Immer wenn sich die Kleine in die Hosen macht, schreit sie wie am Spieß, ebenso wenn sie etwas fallen läßt oder verschüttet. Isabella wird klar, daß dies die Verbrechen waren, für die sie bestraft wurde. Wenn sie an die panische Angst des Kindes vor der Außentreppe denkt, kann sie sich eine der Formen vorstellen, die diese Strafen angenommen haben. Auch andere Dinge können eine hysterische Panikattacke auslösen: der Fön, jeder plötzlich einsetzende Lärm, eine laute Stimme im Radio oder Fernsehen, Dunkelheit, Zigaretten ... Bis jetzt hat Isabella in Maßen geraucht – zwischen fünf und zehn pro Tag–, nun nicht mehr. Alles dies sind Mosaiksteinchen, aus denen sie ein Bild zusammensetzen kann, Hinweise, die sie sorgfältig in ihrem Bericht festhält.

»Alles, was ich getan habe«, hat sie in der vergangenen Nacht als Fazit aus den Ereignissen des Tages geschrieben, »ist, die Bürokratie zu umgehen.« Auf dem Papier billigt sie sich für die Zukunft schon einmal mildernde Umstände zu.

»... eine Frau ohne jedes Gewissen«, schnarrte der Ankläger mit Robe und Perücke verächtlich und zeigte mit dem Finger auf Isabella.

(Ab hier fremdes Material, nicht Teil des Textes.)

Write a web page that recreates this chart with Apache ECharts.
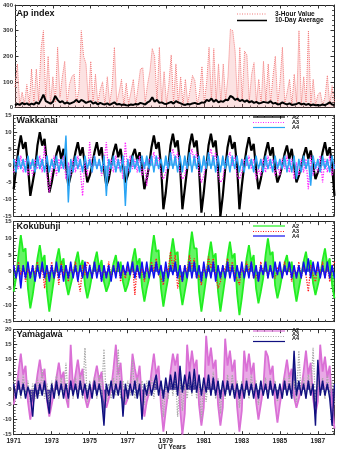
<!DOCTYPE html>
<html><head><meta charset="utf-8">
<script src="https://cdn.jsdelivr.net/npm/echarts@6/dist/echarts.min.js"></script>
<style>html,body{margin:0;padding:0;background:#fff}#c{width:337px;height:449px}</style>
</head><body><div id="c"></div>
<script>
// time grid: 1971.000 .. 1987.875, 8 samples per year
const startYear = 1971, step = 0.125;
const yearTicks = [1971,1973,1975,1977,1979,1981,1983,1985,1987];

// Ap index
const ap3h = [80,170,10,60,15,90,10,150, 20,150,25,230,300,30,200,15, 120,20,235,40,120,180,15,90,
  120,130,20,70,300,200,170,25, 180,20,130,15,70,100,10,120, 15,80,235,20,60,110,10,95,
  15,60,110,10,80,150,155,20, 90,140,230,200,25,235,20,140, 15,90,205,20,170,15,120,10,
  110,15,70,125,105,10,60,160, 20,100,235,30,230,25,170,20, 170,30,120,305,300,220,25,235,
  30,220,205,25,130,175,20,110, 15,180,25,170,20,120,200,15, 100,235,15,60,110,10,130,20,
  300,15,120,20,300,15,110,10, 50,60,10,40,125,10,85,20];
const ap10d = [8,14,10,18,12,16,10,15, 12,20,14,30,50,25,20,15, 22,45,30,20,25,15,20,14,
  18,22,30,20,30,25,18,22, 25,15,20,12,18,14,12,16, 10,15,20,12,14,10,12,9,
  8,12,10,14,12,18,15,12, 20,25,40,22,30,18,20,15, 14,18,22,15,25,20,16,12,
  10,14,12,16,18,14,15,20, 18,30,25,35,22,30,20,25, 22,30,28,45,40,30,35,25,
  30,22,28,20,25,18,22,16, 18,22,20,18,25,15,18,12, 14,20,15,12,16,10,12,14,
  18,12,15,10,14,8,12,9, 10,8,12,9,14,20,12,10];

// Wakkanai
const wakA2 = [-7,-1,5,9,5,7,0,-9, -5,-1,6,10,6,8,0,-8, -5,-1,3.5,6,2,5,0,-6, -3,0,4,7,3,5.5,0,-5,
  -3,0,4,7,3,5.5,-1,-6, -4,0,4,6.5,2.5,5,0,-5, -3,0,3,5,1.5,4,-1,-7, -4,0,5.5,9,5,7,0,-13,
  -8,-1,6,9.5,5.5,7.5,0,-13, -7,-1,6,9.5,5.5,7.5,-1,-14, -8,-1,6,9.5,5.5,7.5,-1,-15, -9,-1,5.5,9,5,7,0,-13,
  -6,0,5,8.5,4.5,6.5,-1,-7, -4,0,4,7,3,5.5,-1,-5, -3,0,3.5,6,2,5,0,-5, -3,0,3,5.5,2,4.5,0,-4,
  -2,0,4,7,3,5.5,0,-9];
const wakA3 = [-2,2,-1,3,-2,2,-3,1, -3,2,-1,3,-2,6,-3,-8, -2,3,-3,2,-1,3,-4,1, -3,2,-2,3,-1,-9,2,-3,
  7,-2,3,-1,2,-3,1,7, -3,2,-2,3,-1,2,-4,7, -2,3,-1,2,-2,3,-3,1, -6,2,1,4,0,3,-3,-4,
  -2,1,2,5,1,4,-2,-4, -3,1,2,5,1,4,-2,-5, -3,1,2,5,1,4,-3,-5, -4,1,2,4,0,3,-3,-4,
  -2,2,0,3,-1,2,-4,-1, -3,2,-2,3,-1,2,-3,1, -3,2,-1,3,-2,2,-4,1, -3,2,-2,2,-7,3,-3,1,
  -2,3,-5,2,-2,3,-3,1];
const wakA4 = [2,-2,3,-1,2,-2,3,-1, 2,-2,3,-1,2,-2,3,-2, 2,-1,3,-2,2,-1,9,-11, 2,-2,3,-1,2,-2,3,-1,
  2,-2,3,-1,2,-2,3,-9, 2,-1,3,-2,2,-2,3,-12, 2,-2,3,-1,2,-2,3,-1, 3,-1,3,-2,3,-1,2,-2,
  3,-1,4,-1,3,-2,3,-2, 3,-1,4,-2,3,-1,3,-2, 3,-1,4,-1,3,-2,3,-2, 3,-1,3,-2,3,-1,3,-2,
  2,-2,3,-1,2,-2,3,-1, 2,-2,3,-1,2,-2,3,-1, 2,-1,3,-2,2,-2,3,-4, 2,-2,3,-1,2,-6,3,-1,
  2,-2,3,-1,2,-2,3,-1];

// Kokubunji
const kokA2 = [-6,-2,5,11,6,7,-5,-11, -7,-2,4,8,3,5,-6,-12, -7,-2,3.5,7,2,4,-3.5,-7, -4,-1,3,6,1,3.5,-4,-8,
  -5,-1,3,6,1,3.5,-3,-6, -4,-1,2.5,5,0,3,-3,-6, -4,-1,3.5,7,2,4,-4.5,-9, -5,-2,5.5,11,6,6.5,-5,-10.5,
  -6,-2,5,10,5,6,-5,-10, -6,-2,6,12,7,7,-6,-12, -7,-2,4.5,9,4,5.5,-6,-12, -7,-2,4.5,9,4,5.5,-6.5,-13,
  -8,-2,4,8,3,5,-5,-9.5, -6,-2,5,10,5,6,-4,-8, -5,-1,2.5,5,0,3,-4.5,-9, -5,-1,3,6,1,3.5,-3.5,-7,
  -4,-1,3.5,7,2,4,-4,-8];
const kokA3 = [2,-2,3,-1,2,-3,1,-2, 2,-1,3,-2,2,-5,1,-2, 3,-2,2,-4,3,-1,2,-3, 2,-1,3,-2,-6,2,-1,3,
  2,-2,3,-1,2,-3,1,-2, 3,-2,2,-1,3,-3,1,-2, 2,-1,3,-7,2,-2,1,-3, 2,-1,3,0,4,-1,-2,-4,
  2,0,6,1,5,-5,-1,-3, 2,0,5,1,4,-2,-1,-4, 2,-1,4.5,1,4,-1,-5,-3, 2,0,4,0,3,-1,-2,-4,
  2,-1,3,0,3,-2,-1,-3, 3,-1,3,-2,2,-1,-2,1, 2,-2,3,-1,2,-3,1,-2, 3,-2,2,-1,-6,2,-1,-3,
  2,-1,3,-2,2,-3,1,3];
const kokA4 = [2,-2,2,-5,2,-2,3,-2, 2,-3,2,-2,3,-2,2,-3, 2,-2,3,-2,2,-3,2,-2, 3,-2,2,-3,2,-2,3,-2,
  2,-2,3,-2,2,-3,2,-2, 2,-3,2,-2,3,-2,2,-1, 3,-1,3,-2,2,-2,3,-2, 3,-2,2,-2,3,-1,2,-3,
  3,-2,2,-1,3,-2,2,-3, 2,-2,3,-2,3,-2,2,-3, 3,-2,2,-2,3,-3,2,-2, 2,-2,3,-2,2,-3,2,-2,
  3,-2,2,-2,3,-2,2,-3, 2,-1,3,-2,2,-2,3,-1, 3,-2,2,-1,3,-2,2,-2, 2,-2,3,-1,4,-2,3,-1,
  3,-2,2,-2,3,-2,2,-2];

// Yamagawa
const yamA2 = [-5,-1,6,12,5,8,-4,-10, -5,-1,5,10,4,7,-3.5,-9, -5,-1,4,9,3.5,6,-2.5,-6, 15,0,5,10,4,7,-2.5,-6,
  -3,0,4,8,3,6,-2.5,-6, -3,0,7,15,5,9,-2,-5, -3,0,12,7,3,8,-3.5,-9, -4,-1,6,12,5,8,-5.5,-14,
  -7,-1,6,12,8,12,-6,-15, -8,15,6,13,7,10,-5,-12, -6,18,8,14,7,10,-5,-12, -6,17,8,13,6,10,-5.5,-14,
  -7,13,6,12,5,9,-4,-10, -5,0,13,11,5,8,-4.5,-11, -5,0,5,10,4,7,-2.5,-6, -3,0,6,13,5,9,-3,-8,
  -4,15,6,11,4,8,-5,-13];
const yamA3 = [3,-2,4,-3,5,-2,3,-4, 2,-3,4,-2,7,-3,2,-4, 3,-2,5,-3,4,-2,9,-4, 3,-3,4,-2,5,-3,14,-4,
  3,-2,4,-3,5,-2,13.5,-4, 2,-3,4,-2,13.5,-3,3,-4, 3,-2,10,-3,4,-2,3,-5, 3,-2,4,-3,5,-2,3,-9,
  2,-3,5,-2,6,-9,3,-7, 2,-3,5,-2,6,-3,4,-10, 3,-4,5,-2,6,-3,4,-8, 3,-3,5,-2,5,-3,3,-6,
  3,-2,4,-3,5,-2,3,-5, 3,-2,4,-3,4,-2,3,-4, 2,-3,4,-2,5,-3,3,-4, 13,-2,4,-3,5,-2,14,-4,
  3,-2,4,-3,5,-2,3,-5];
const yamA4 = [2,-3,3,-2,2,-3,1,-2, -9,2,-3,2,-2,3,-3,-8, 2,-3,3,-2,2,-3,2,-3, 3,-2,2,-3,3,-2,2,-3,
  2,-3,3,-2,2,-3,-12,2, -2,3,-3,2,-2,3,-9,2, -3,2,-2,3,-3,2,-10,2, -2,3,-2,2,5,-2,3,-3,
  4,-1,5,0,6,-2,8,-1, 5,0,6,-1,7,-1,5,-2, 4,-1,5,-2,4,-2,3,-3, 3,-2,3,-2,2,-3,2,-3,
  2,-3,3,-2,2,-3,2,-3, 3,-2,2,-3,3,-2,2,-3, 2,-3,3,-2,2,-3,13,-2, 3,-2,2,-3,3,-2,2,-12,
  10,-2,3,-2,2,-3,-12,2];

const panels = [
  {title:'Ap index', top:5, height:102.5, min:0, max:400, interval:100, minor:5,
   series:[{name:'3-Hour Value', data:ap3h, color:'#f27a7a', type:'dotted', w:1, area:0.22},
           {name:'10-Day Average', data:ap10d, color:'#000000', type:'solid', w:2, area:0}]},
  {title:'Wakkanai', top:115.3, height:100.7, min:-15, max:15, interval:5, minor:5,
   series:[{name:'A2', data:wakA2, color:'#000000', type:'solid', w:2.2, area:0},
           {name:'A3', data:wakA3, color:'#ff22ff', type:'dotted', w:1.3, area:0},
           {name:'A4', data:wakA4, color:'#2aa4f4', type:'solid', w:1.4, area:0.75}]},
  {title:'Kokubunji', top:221.7, height:100, min:-15, max:15, interval:5, minor:5,
   series:[{name:'A2', data:kokA2, color:'#22ee22', type:'solid', w:1.8, area:0.7},
           {name:'A3', data:kokA3, color:'#ff1a1a', type:'dotted', w:1.3, area:0},
           {name:'A4', data:kokA4, color:'#1010ee', type:'solid', w:1.4, area:0.75}]},
  {title:'Yamagawa', top:329.7, height:105, min:-15, max:20, interval:5, minor:5,
   series:[{name:'A2', data:yamA2, color:'#da70d6', type:'solid', w:1.8, area:0.6},
           {name:'A3', data:yamA3, color:'#a8a8a8', type:'dotted', w:1.3, area:0},
           {name:'A4', data:yamA4, color:'#101080', type:'solid', w:1.4, area:0.75}]}
];

const legendPos = [
  {x1:237, x2:267, tx:275, ys:[14,20.5], tys:[14,20.5], font:'bold 6.5px "Liberation Sans", Arial, sans-serif'},
  {x1:253, x2:285, tx:292, ys:[117,122.5,127.5], tys:[117,122,127], font:'bold 5.5px "Liberation Sans", Arial, sans-serif'},
  {x1:253, x2:285, tx:292, ys:[226,231.5,236], tys:[226,231,236], font:'bold 5.5px "Liberation Sans", Arial, sans-serif'},
  {x1:253, x2:285, tx:292, ys:[331,336.5,341.5], tys:[330.5,334.5,338.5], font:'bold 5.5px "Liberation Sans", Arial, sans-serif'}
];
const titleY = [13.5, 120.5, 226.5, 335];

const XMIN = 1971, XMAX = 1987.85;
const lblFont = {fontSize:6, fontWeight:'bold', color:'#333', fontFamily:'"Liberation Sans", Arial, sans-serif'};

const grid = [], xAxis = [], yAxis = [], series = [], graphic = [];
panels.forEach((p, k) => {
  grid.push({left:11, right:3, top:p.top, height:p.height, containLabel:false});
  const isLast = k === panels.length - 1;
  const xCommon = {type:'value', gridIndex:k, min:XMIN, max:XMAX, interval:2,
    axisLine:{show:true, onZero:false, lineStyle:{color:'#222', width:1}},
    axisTick:{show:true, inside:true, length:3.5, lineStyle:{color:'#333'}},
    minorTick:{show:true, splitNumber:5, length:2, lineStyle:{color:'#555'}},
    splitLine:{show:false}};
  xAxis.push(Object.assign({}, xCommon, {position:'bottom',
    axisLabel:{show:isLast, margin:3, fontSize:6.5, fontWeight:'bold', color:'#222',
      fontFamily:'"Liberation Sans", Arial, sans-serif',
      formatter: v => (yearTicks.includes(Math.round(v*1000)/1000) ? String(Math.round(v)) : '')}}));
  xAxis.push(Object.assign({}, xCommon, {position:'top', axisLabel:{show:false}}));
  const yCommon = {type:'value', gridIndex:k, min:p.min, max:p.max, interval:p.interval,
    axisLine:{show:true, onZero:false, lineStyle:{color:'#222', width:1}},
    axisTick:{show:true, inside:true, length:3.5, lineStyle:{color:'#333'}},
    minorTick:{show:true, splitNumber:p.minor, length:2, lineStyle:{color:'#555'}},
    splitLine:{show:false}};
  yAxis.push(Object.assign({}, yCommon, {position:'left',
    axisLabel:Object.assign({show:true, margin:2}, lblFont)}));
  yAxis.push(Object.assign({}, yCommon, {position:'right', axisLabel:{show:false}}));

  p.series.forEach(s => {
    const ser = {type:'line', name:s.name, xAxisIndex:2*k, yAxisIndex:2*k,
      data: s.data.map((v,i) => [startYear + i*step, v]),
      showSymbol:false, symbol:'none', animation:false, clip:true, sampling:null,
      lineStyle:{color:s.color, width:s.w, type:s.type}, z:2};
    if (s.area > 0) ser.areaStyle = {color:s.color, opacity:s.area, origin:0};
    series.push(ser);
  });

  graphic.push({type:'text', x:16.5, y:titleY[k], z:10,
    style:{text:p.title, font:'bold 9px "Liberation Sans", Arial, sans-serif', fill:'#111', textVerticalAlign:'middle'}});
  const L = legendPos[k];
  p.series.forEach((s, j) => {
    const dash = s.type === 'dotted' ? [1,1.5] : (s.type === 'dashed' ? [3,2] : null);
    graphic.push({type:'line', z:10, shape:{x1:L.x1, y1:L.ys[j], x2:L.x2, y2:L.ys[j]},
      style:{stroke:s.color, lineWidth: k===0 && j===1 ? 1.5 : 1.2, lineDash:dash}});
    graphic.push({type:'text', z:10, x:L.tx, y:L.tys[j],
      style:{text:s.name, font:L.font, fill:'#111', textVerticalAlign:'middle'}});
  });
});
graphic.push({type:'text', z:10, x:172, y:447.5,
  style:{text:'UT Years', font:'bold 6.5px "Liberation Sans", Arial, sans-serif', fill:'#222', textAlign:'center', textVerticalAlign:'middle'}});

const chart = echarts.init(document.getElementById('c'), null, {renderer:'canvas'});
chart.setOption({animation:false, backgroundColor:'#fff', grid, xAxis, yAxis, series, graphic});
</script>
</body></html>
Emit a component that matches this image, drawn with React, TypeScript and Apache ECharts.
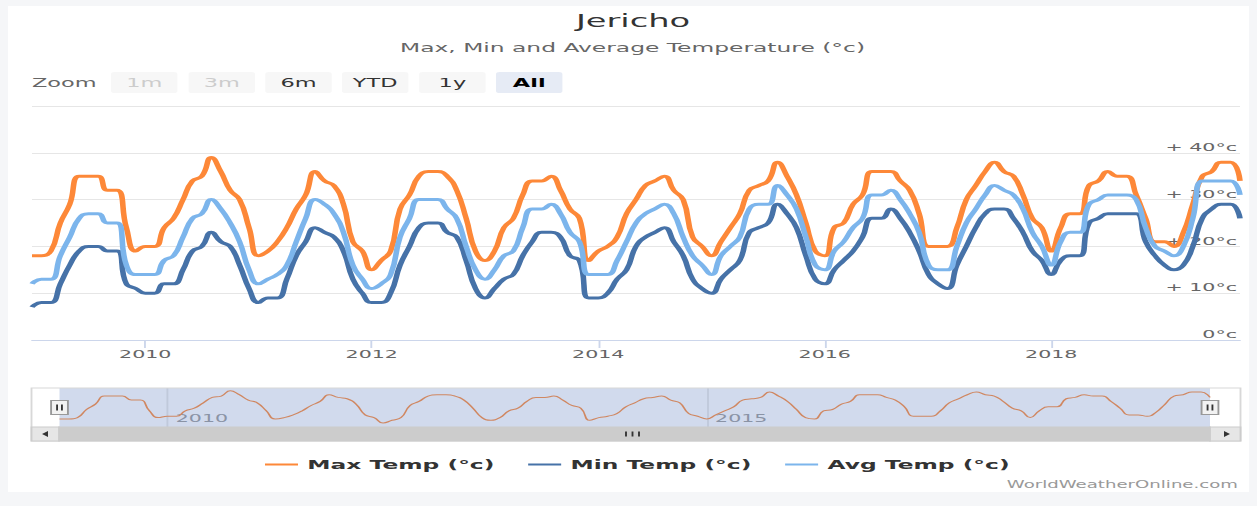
import React, { useEffect, useRef } from 'react';
import * as echarts from 'echarts';

// ---------- data ----------
const months: string[] = [];
for (let y = 2009; y <= 2019; y++) {
  for (let m = 1; m <= 12; m++) {
    if (y === 2019 && m > 9) break;
    months.push(`${y}-${String(m).padStart(2, '0')}`);
  }
}

const maxTemp = [
  18, 18, 19, 25, 29, 35, 35, 35, 32, 32, 24, 19,
  20, 20, 24, 26, 30, 34, 35, 39, 36, 32, 30, 24,
  18, 19, 21, 24, 28, 31, 36, 34, 33, 29, 21, 19,
  15, 17, 19, 28, 31, 35, 36, 36, 35, 32, 26, 19,
  17, 19, 24, 26, 31, 34, 34, 35, 32, 28, 26, 17,
  19, 20, 22, 27, 30, 33, 34, 35, 32, 30, 22, 20,
  18, 21, 24, 27, 32, 33, 34, 38, 35, 31, 25, 19,
  18, 24, 25, 29, 31, 36, 36, 36, 34, 32, 27, 20,
  20, 20, 24, 30, 33, 36, 38, 36, 35, 31, 26, 24,
  19, 24, 27, 27, 33, 34, 36, 35, 35, 31, 26, 21,
  21, 20, 23, 29, 35, 36, 38, 38, 34,
];

const minTemp = [
  7, 8, 8, 12, 16, 19, 20, 20, 19, 19, 12, 11,
  10, 10, 12, 12, 15, 19, 20, 23, 21, 20, 16, 11,
  8, 9, 9, 13, 18, 21, 24, 23, 22, 19, 13, 10,
  8, 8, 10, 16, 20, 24, 25, 25, 23, 22, 17, 11,
  9, 11, 13, 14, 18, 21, 23, 23, 22, 18, 17, 9,
  9, 10, 13, 15, 20, 22, 23, 24, 21, 18, 13, 11,
  10, 13, 15, 17, 23, 24, 25, 29, 27, 24, 18, 13,
  12, 15, 17, 19, 22, 26, 26, 28, 26, 23, 19, 14,
  12, 11, 16, 20, 24, 27, 28, 28, 26, 23, 19, 17,
  14, 17, 18, 18, 25, 26, 27, 27, 27, 27, 21, 18,
  16, 15, 16, 20, 26, 28, 29, 29, 26,
];

const avgTemp = [
  12, 13, 13, 18, 22, 26, 27, 27, 25, 25, 16, 14,
  14, 14, 17, 18, 22, 26, 27, 30, 28, 25, 21, 15,
  12, 13, 14, 16, 21, 26, 30, 29, 27, 23, 16, 13,
  11, 12, 14, 22, 26, 30, 30, 30, 28, 26, 20, 15,
  13, 15, 18, 19, 24, 28, 28, 29, 27, 23, 21, 14,
  14, 14, 17, 21, 25, 27, 28, 29, 27, 22, 18, 16,
  14, 18, 20, 22, 28, 29, 29, 33, 31, 28, 22, 16,
  15, 19, 21, 24, 26, 31, 31, 32, 30, 27, 23, 16,
  15, 15, 20, 25, 28, 31, 33, 32, 31, 28, 23, 20,
  16, 21, 23, 23, 29, 30, 31, 31, 31, 30, 24, 20,
  19, 18, 20, 26, 34, 34, 34, 34, 31,
];

const seriesNames = ['Max Temp (°c)', 'Min Temp (°c)', 'Avg Temp (°c)'];
const seriesColors = ['#fd8838', '#4672a8', '#7cb5ec'];
const yTickLabels = ['0°c', '+ 10°c', '+ 20°c', '+ 30°c', '+ 40°c'];
const xTickYears = ['2010', '2012', '2014', '2016', '2018'];
const navTickYears = ['2010', '2015'];
const rangeButtons = ['1m', '3m', '6m', 'YTD', '1y', 'All'];
const disabledButtons = ['1m', '3m'];
const selectedButton = 'All';

// ---------- layout helpers ----------
const FONT = 'DejaVu Sans';
const W = 672;
const S = 1257 / W;
const u = (X: number) => X / S;

function buildGraphic() {
  const g: any[] = [];
  g.push({
    type: 'text', x: u(633), y: 21, z: 100,
    style: { text: 'Jericho', fill: '#333333', fontSize: 18, fontFamily: FONT, align: 'center', verticalAlign: 'middle' },
  });
  g.push({
    type: 'text', x: u(632.5), y: 48, z: 100,
    style: { text: 'Max, Min and Average Temperature (°c)', fill: '#666666', fontSize: 12.5, fontFamily: FONT, align: 'center', verticalAlign: 'middle' },
  });
  g.push({
    type: 'text', x: u(32), y: 82.5, z: 100,
    style: { text: 'Zoom', fill: '#666666', fontSize: 12, fontFamily: FONT, align: 'left', verticalAlign: 'middle' },
  });
  const starts = [111, 188.6, 265.3, 342, 419.2, 496];
  rangeButtons.forEach((b, i) => {
    const x0 = u(starts[i]);
    const w = u(66.4);
    const disabled = disabledButtons.includes(b);
    const sel = b === selectedButton;
    g.push({
      type: 'rect', z: 100,
      shape: { x: x0, y: 72, width: w, height: 21, r: 2 },
      style: { fill: sel ? '#e6ebf5' : '#f7f7f7', stroke: 'none' },
    });
    g.push({
      type: 'text', x: x0 + w / 2, y: 82.5, z: 101,
      style: {
        text: b, fill: disabled ? '#cccccc' : sel ? '#000000' : '#333333',
        fontSize: 12, fontWeight: sel ? 'bold' : 'normal', fontFamily: FONT,
        align: 'center', verticalAlign: 'middle',
      },
    });
  });
  // navigator outline
  g.push({
    type: 'rect', z: 50,
    shape: { x: u(31.5), y: 388, width: u(1240.5) - u(31.5), height: 53 },
    style: { fill: 'none', stroke: '#d8d8d8', lineWidth: 1 },
  });
  // scrollbar
  g.push({
    type: 'rect', z: 51,
    shape: { x: u(59), y: 427, width: u(1210) - u(59), height: 14 },
    style: { fill: '#cccccc', stroke: '#cccccc', lineWidth: 1 },
  });
  g.push({
    type: 'rect', z: 51,
    shape: { x: u(31.5), y: 427, width: u(59) - u(31.5), height: 14 },
    style: { fill: '#e6e6e6', stroke: '#cccccc', lineWidth: 1 },
  });
  g.push({
    type: 'rect', z: 51,
    shape: { x: u(1210), y: 427, width: u(1240.5) - u(1210), height: 14 },
    style: { fill: '#e6e6e6', stroke: '#cccccc', lineWidth: 1 },
  });
  g.push({
    type: 'polygon', z: 52,
    shape: { points: [[u(42), 434], [u(48), 431], [u(48), 437]] },
    style: { fill: '#333333' },
  });
  g.push({
    type: 'polygon', z: 52,
    shape: { points: [[u(1230), 434], [u(1224), 431], [u(1224), 437]] },
    style: { fill: '#333333' },
  });
  [626, 632.5, 639].forEach((X) => {
    g.push({
      type: 'line', z: 52,
      shape: { x1: u(X), y1: 431.5, x2: u(X), y2: 436.5 },
      style: { stroke: '#333333', lineWidth: 1 },
    });
  });
  // navigator handles
  [59.5, 1210].forEach((X) => {
    const cx = u(X);
    g.push({
      type: 'rect', z: 60,
      shape: { x: cx - 4.5, y: 400.5, width: 9, height: 14 },
      style: { fill: '#f2f2f2', stroke: '#999999', lineWidth: 1 },
    });
    [-1.3, 1.3].forEach((d) => {
      g.push({
        type: 'line', z: 61,
        shape: { x1: cx + d, y1: 404.5, x2: cx + d, y2: 410.5 },
        style: { stroke: '#333333', lineWidth: 1 },
      });
    });
  });
  // credits
  g.push({
    type: 'text', x: u(1238), y: 485, z: 100,
    style: { text: 'WorldWeatherOnline.com', fill: '#999999', fontSize: 9.7, fontFamily: FONT, align: 'right', verticalAlign: 'middle' },
  });
  return g;
}

const isYearTick = (years: string[]) => (_i: number, v: string) =>
  v.endsWith('-01') && years.includes(v.slice(0, 4));

export default function App() {
  const ref = useRef<HTMLDivElement>(null);
  useEffect(() => {
    if (!ref.current) return;
    const chart = echarts.init(ref.current, undefined, { renderer: 'svg' });
    const mainTick = isYearTick(xTickYears);
    const navTick = isYearTick(navTickYears);
    const option: any = {
      animation: false,
      textStyle: { fontFamily: FONT },
      grid: [
        { left: u(32), right: W - u(1240), top: 106, height: 234 },
        {
          left: u(59.5), right: W - u(1210), top: 388, height: 39,
          show: true, backgroundColor: 'rgba(102,133,194,0.3)', borderWidth: 0,
        },
      ],
      legend: {
        data: seriesNames,
        left: u(265) - 5,
        top: 453,
        icon: 'rect',
        itemWidth: u(298) - u(265),
        itemHeight: 2,
        itemGap: 18,
        textStyle: { fontFamily: FONT, fontWeight: 'bold', fontSize: 12.5, color: '#333333' },
      },
      xAxis: [
        {
          type: 'category', gridIndex: 0, data: months, boundaryGap: false,
          axisLine: { lineStyle: { color: '#ccd6eb' } },
          axisTick: { show: true, interval: mainTick, length: 8, lineStyle: { color: '#ccd6eb' } },
          axisLabel: {
            interval: mainTick, formatter: (v: string) => v.slice(0, 4),
            color: '#666666', fontSize: 11, fontFamily: FONT, margin: 9,
          },
          splitLine: { show: false },
        },
        {
          type: 'category', gridIndex: 1, data: months, boundaryGap: false,
          axisLine: { show: false }, axisTick: { show: false },
          axisLabel: {
            inside: true, interval: navTick, formatter: (v: string) => v.slice(0, 4),
            color: '#8a93a5', fontSize: 11, fontFamily: FONT, align: 'left',
            verticalAlign: 'middle', margin: 9, padding: [0, 0, 0, 4.5],
          },
          splitLine: { show: true, interval: navTick, lineStyle: { color: '#c0c9db', width: 1 } },
        },
      ],
      yAxis: [
        {
          type: 'value', gridIndex: 0, position: 'right', min: 0, max: 50, interval: 10,
          axisLine: { show: false }, axisTick: { show: false },
          splitLine: { lineStyle: { color: '#e6e6e6' } },
          axisLabel: {
            inside: true, margin: 1.6, verticalAlign: 'bottom',
            color: '#666666', fontSize: 11, fontFamily: FONT,
            formatter: (v: number) => yTickLabels[v / 10] ?? '',
          },
        },
        {
          type: 'value', gridIndex: 1, min: 12, max: 41,
          axisLine: { show: false }, axisTick: { show: false },
          axisLabel: { show: false }, splitLine: { show: false },
        },
      ],
      series: [
        ...[maxTemp, minTemp, avgTemp].map((d, i) => ({
          name: seriesNames[i], type: 'line', data: d, xAxisIndex: 0, yAxisIndex: 0,
          symbol: 'none', smooth: 0.5, color: seriesColors[i],
          lineStyle: { width: 3, color: seriesColors[i] },
        })),
        {
          name: 'Navigator', type: 'line', data: maxTemp, xAxisIndex: 1, yAxisIndex: 1,
          symbol: 'none', smooth: 0.5, silent: true,
          lineStyle: { width: 1, color: '#d08761' },
        },
      ],
      graphic: buildGraphic(),
    };
    chart.setOption(option);
    return () => chart.dispose();
  }, []);

  return (
    <div style={{ position: 'fixed', left: 0, top: 0, width: 1257, height: 506, background: '#f5f6f8', overflow: 'hidden' }}>
      <div style={{ position: 'absolute', left: 8, top: 6, width: 1241, height: 486, background: '#ffffff' }} />
      <div
        ref={ref}
        style={{
          position: 'absolute', left: 0, top: 0, width: W, height: 506,
          transform: `scaleX(${S})`, transformOrigin: '0 0',
        }}
      />
    </div>
  );
}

Ein Traum, während sie schlief. Oder war es gar kein Traum? »Der Angeklagten fehlt jedes Gespür für den Unterschied zwischen Recht und Unrecht. Mildernde Umstände sind in diesem Fall nicht zu erkennen. Sie hat die Situation zu ihren Gunsten ausgenutzt, um einer Laune nachzugeben, eine persönliche Marotte zu befriedigen, nur weil, um es einmal bildlich auszudrücken, ihre biologische Uhr langsam ablief.«

Und dann hatte sie noch einen Traum, diesmal einen, in dem sie ganz rechtmäßig ein Kind in Pflege genommen hatte, aber Hannah war es nicht. Das Kind war ein Junge, ein Teenager mit Down-Syndrom. Ein Jahr darauf wurde der Junge wieder in die Obhut seiner Mutter übergeben, die mittlerweile eine Therapie gemacht hatte und auf einer Art Landsitz mit Wassergraben und Zugbrücke lebte, der sich als Teil des Campus der Universität von Bristol entpuppte. Isabella und der Junge wurden auseinandergerissen und trennten sich unter Tränen.

Und genau so könnte die Wirklichkeit aussehen. Oder besser: So hätte sie aussehen können, wäre sie die vorgeschriebenen Wege gegangen.

Isabella setzt sich im Bett auf und kreuzt schützend die Arme vor der Brust, umarmt sich selbst, versucht ganz bewußt, ihre Atmung zu beruhigen. Neben ihr schläft das Kind tief und fest. Regelmäßig hebt und senkt sich die kleine Brust, und aus dem leicht geöffneten Mund entweicht ein sanfter Hauch, der nach Honig duftet und Isabella an Schmetterlingsflügel denken läßt. Im Flur brennt das Licht, und durch die halbgeöffnete Tür fällt genug davon ins Schlafzimmer, daß sie im Dämmerlicht die Konturen von Hannahs Gesicht auf dem anderen Kissen ausmachen kann. Das weiche Haar, die eine Hand zur Faust geballt und im Kissen vergraben, die kleine Erhebung ihres Körpers unter dem Federbett (sie trägt eine weiße Bluse von Isabella) – all das ist so süß, so unglaublich süß. Isabella fühlt sich wie die Wölfin aus dem Dschungelbuch, voll von beschützender Zärtlichkeit. Die Wölfinnen, das war damals auch der Name ihrer Rockband an der Uni gewesen, und Isabella hatte die Lead Guitar gespielt. Sie legt sich wieder hin und birgt Hannah im sichelförmigen Bogen ihres Körpers, ohne sie allerdings zu berühren. Atmet tief den Duft ihrer Haut ein.